§ **DIRECTION**
Do any lines in the data below contain "this"? If so, copy every one of them.

§ **ENTRIES**
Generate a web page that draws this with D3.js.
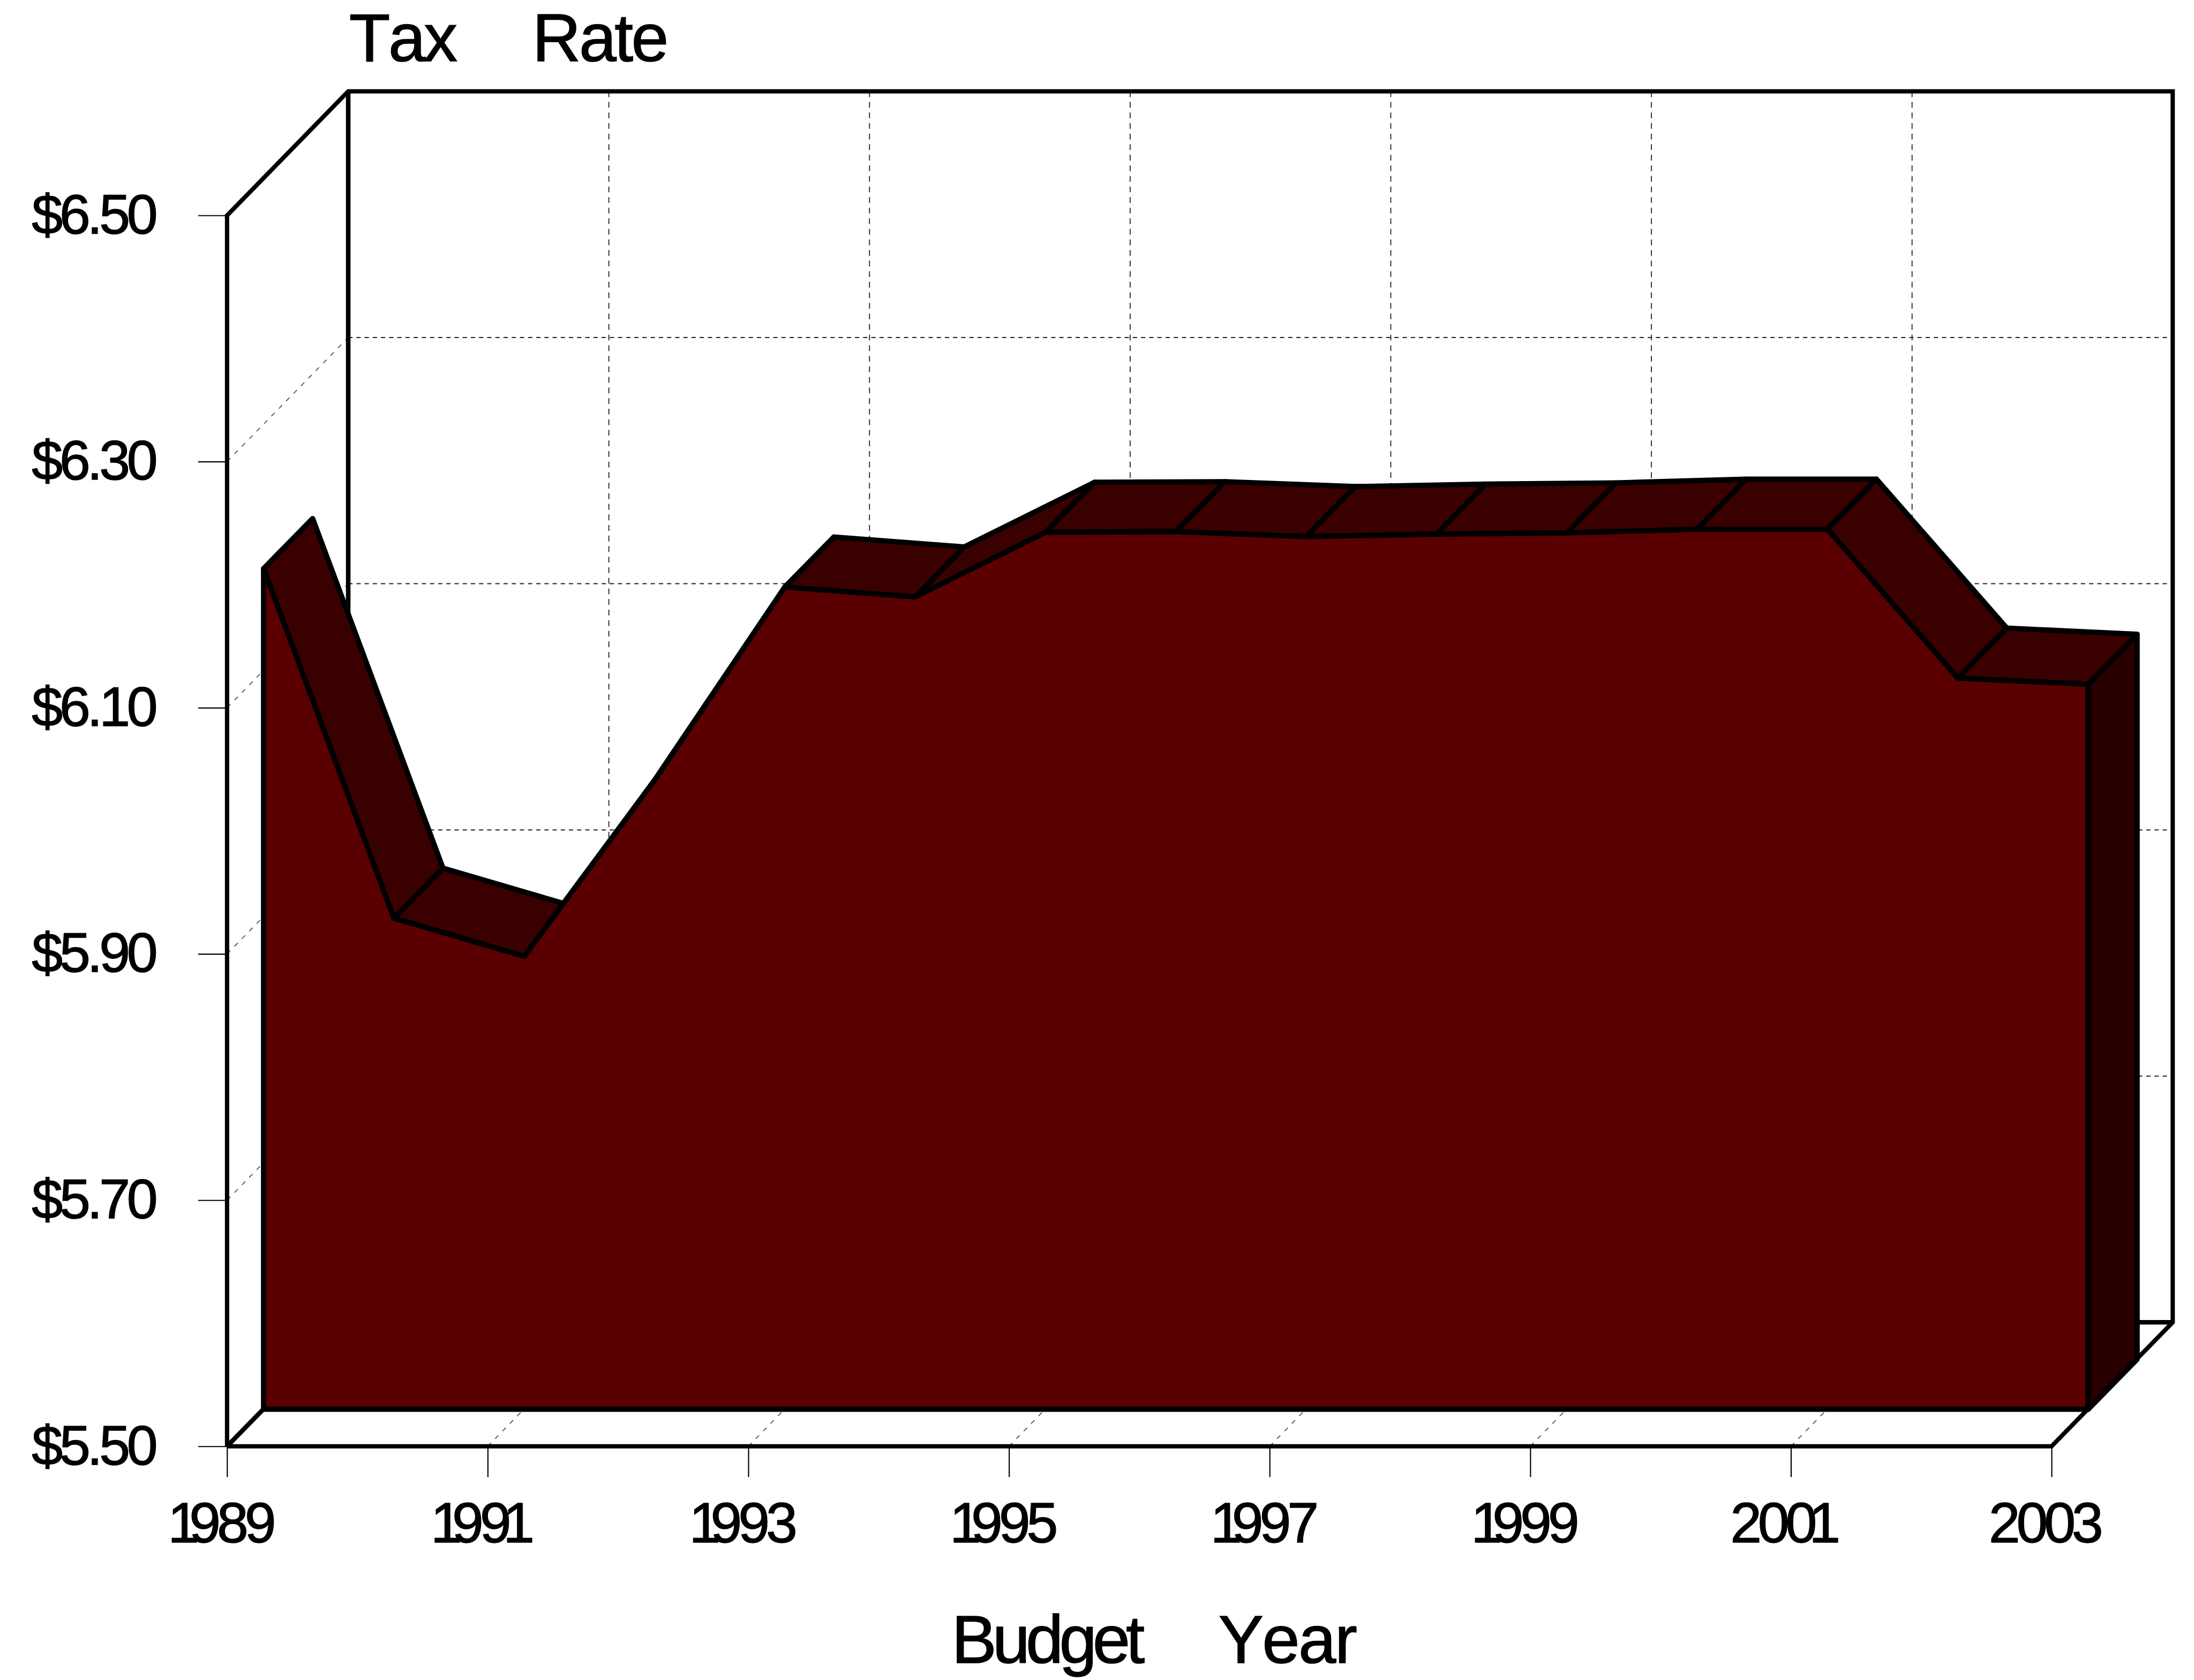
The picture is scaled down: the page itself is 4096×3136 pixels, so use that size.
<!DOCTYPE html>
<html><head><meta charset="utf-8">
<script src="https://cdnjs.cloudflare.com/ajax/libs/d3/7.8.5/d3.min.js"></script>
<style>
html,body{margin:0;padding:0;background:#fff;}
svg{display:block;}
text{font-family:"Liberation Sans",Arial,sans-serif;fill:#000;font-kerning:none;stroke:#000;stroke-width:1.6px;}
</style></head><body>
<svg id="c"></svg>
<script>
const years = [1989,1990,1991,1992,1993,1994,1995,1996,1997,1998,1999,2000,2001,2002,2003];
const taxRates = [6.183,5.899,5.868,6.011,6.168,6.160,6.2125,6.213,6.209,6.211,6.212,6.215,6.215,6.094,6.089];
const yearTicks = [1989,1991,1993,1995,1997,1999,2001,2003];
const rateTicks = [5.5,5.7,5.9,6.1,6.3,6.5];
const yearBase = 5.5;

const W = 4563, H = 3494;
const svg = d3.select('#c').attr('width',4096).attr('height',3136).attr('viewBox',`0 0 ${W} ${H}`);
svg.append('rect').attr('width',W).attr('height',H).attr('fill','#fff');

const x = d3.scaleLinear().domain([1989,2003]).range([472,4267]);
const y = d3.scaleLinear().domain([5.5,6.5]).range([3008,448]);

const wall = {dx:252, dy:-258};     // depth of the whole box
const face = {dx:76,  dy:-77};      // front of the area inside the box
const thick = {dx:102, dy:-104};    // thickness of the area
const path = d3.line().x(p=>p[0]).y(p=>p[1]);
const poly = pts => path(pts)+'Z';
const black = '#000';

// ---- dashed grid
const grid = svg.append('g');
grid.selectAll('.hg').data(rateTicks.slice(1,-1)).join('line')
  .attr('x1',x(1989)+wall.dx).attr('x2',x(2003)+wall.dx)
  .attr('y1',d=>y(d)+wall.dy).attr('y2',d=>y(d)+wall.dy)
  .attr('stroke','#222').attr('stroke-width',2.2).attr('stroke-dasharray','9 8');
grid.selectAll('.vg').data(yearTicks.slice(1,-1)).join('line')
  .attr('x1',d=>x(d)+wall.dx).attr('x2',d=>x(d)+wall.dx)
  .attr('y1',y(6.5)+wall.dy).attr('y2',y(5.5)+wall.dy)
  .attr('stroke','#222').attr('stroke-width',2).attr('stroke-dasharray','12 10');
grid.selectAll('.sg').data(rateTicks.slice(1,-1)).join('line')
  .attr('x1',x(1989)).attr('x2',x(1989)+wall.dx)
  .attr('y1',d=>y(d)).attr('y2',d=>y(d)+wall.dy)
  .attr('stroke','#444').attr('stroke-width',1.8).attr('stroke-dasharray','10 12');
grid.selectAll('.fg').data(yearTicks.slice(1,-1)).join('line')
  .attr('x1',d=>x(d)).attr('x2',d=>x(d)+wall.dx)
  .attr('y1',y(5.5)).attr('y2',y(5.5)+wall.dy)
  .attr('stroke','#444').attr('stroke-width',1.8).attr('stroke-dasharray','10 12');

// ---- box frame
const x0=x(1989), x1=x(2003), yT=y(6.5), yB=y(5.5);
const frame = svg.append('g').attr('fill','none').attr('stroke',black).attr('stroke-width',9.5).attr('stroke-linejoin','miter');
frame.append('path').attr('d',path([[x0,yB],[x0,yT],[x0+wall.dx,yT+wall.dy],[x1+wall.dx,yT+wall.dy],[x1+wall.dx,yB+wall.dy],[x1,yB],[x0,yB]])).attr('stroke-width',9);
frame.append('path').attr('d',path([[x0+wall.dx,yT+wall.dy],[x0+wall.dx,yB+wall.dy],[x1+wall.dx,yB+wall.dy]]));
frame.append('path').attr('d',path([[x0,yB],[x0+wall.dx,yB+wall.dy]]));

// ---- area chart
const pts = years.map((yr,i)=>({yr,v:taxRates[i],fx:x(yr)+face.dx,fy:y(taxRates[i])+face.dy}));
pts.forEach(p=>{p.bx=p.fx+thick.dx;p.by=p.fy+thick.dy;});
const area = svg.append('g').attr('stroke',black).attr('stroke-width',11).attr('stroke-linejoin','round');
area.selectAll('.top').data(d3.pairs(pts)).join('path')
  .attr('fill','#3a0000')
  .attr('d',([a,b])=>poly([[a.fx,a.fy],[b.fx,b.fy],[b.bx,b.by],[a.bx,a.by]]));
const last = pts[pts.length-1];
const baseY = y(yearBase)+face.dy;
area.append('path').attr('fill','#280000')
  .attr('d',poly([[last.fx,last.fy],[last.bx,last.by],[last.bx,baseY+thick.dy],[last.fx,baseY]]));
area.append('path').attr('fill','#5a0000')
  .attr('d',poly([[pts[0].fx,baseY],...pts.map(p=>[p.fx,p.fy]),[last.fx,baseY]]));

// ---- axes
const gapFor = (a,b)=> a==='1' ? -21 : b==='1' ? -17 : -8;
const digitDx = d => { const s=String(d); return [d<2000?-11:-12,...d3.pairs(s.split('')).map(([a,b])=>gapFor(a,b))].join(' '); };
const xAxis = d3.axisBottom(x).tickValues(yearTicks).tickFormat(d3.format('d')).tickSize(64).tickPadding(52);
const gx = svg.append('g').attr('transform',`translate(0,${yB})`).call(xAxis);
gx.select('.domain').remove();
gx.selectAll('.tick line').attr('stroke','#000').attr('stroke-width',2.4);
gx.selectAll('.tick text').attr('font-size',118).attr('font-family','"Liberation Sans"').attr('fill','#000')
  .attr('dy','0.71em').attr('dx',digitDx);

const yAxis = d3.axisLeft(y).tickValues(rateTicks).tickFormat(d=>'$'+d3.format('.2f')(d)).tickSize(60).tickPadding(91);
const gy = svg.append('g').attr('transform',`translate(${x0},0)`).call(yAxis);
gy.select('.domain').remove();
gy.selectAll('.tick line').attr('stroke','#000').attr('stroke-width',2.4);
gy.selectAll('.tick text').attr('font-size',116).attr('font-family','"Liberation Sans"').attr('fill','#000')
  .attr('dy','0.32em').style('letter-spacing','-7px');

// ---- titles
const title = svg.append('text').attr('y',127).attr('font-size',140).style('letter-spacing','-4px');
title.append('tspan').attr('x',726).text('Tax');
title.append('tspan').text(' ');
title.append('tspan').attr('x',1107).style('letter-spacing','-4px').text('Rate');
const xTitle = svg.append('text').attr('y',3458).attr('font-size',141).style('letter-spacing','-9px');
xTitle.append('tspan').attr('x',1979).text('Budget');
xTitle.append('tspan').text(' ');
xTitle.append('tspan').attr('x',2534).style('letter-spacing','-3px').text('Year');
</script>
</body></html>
==
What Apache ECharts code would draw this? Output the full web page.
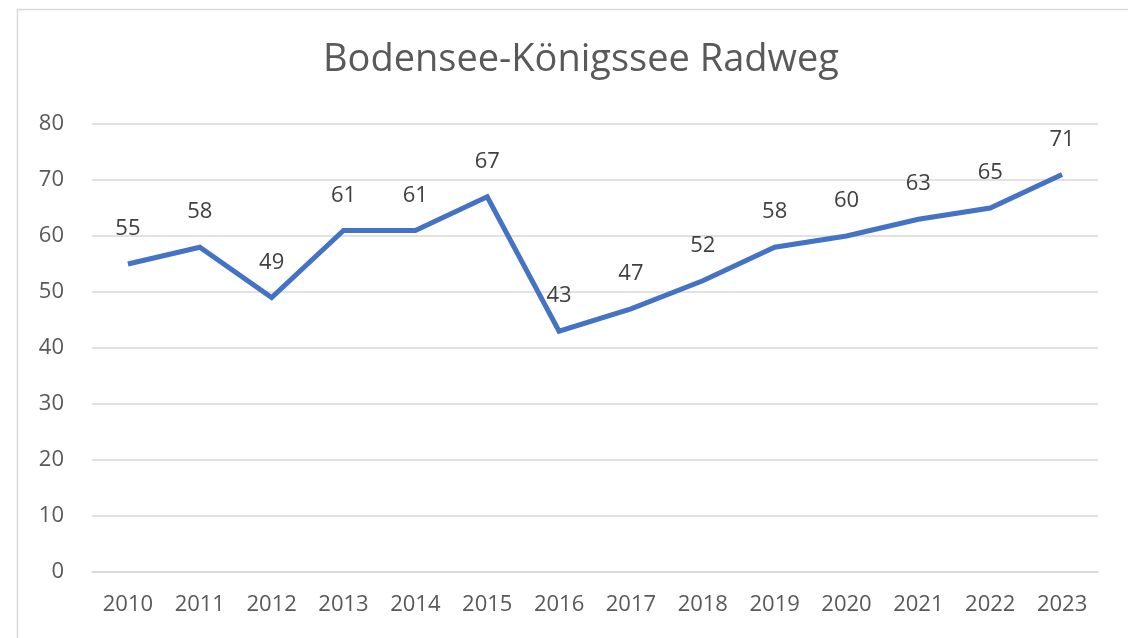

§ **OUTPUT OF THE TASK**
Generate a web page that draws this with D3.js.
What Apache ECharts code would draw this? Output the full web page.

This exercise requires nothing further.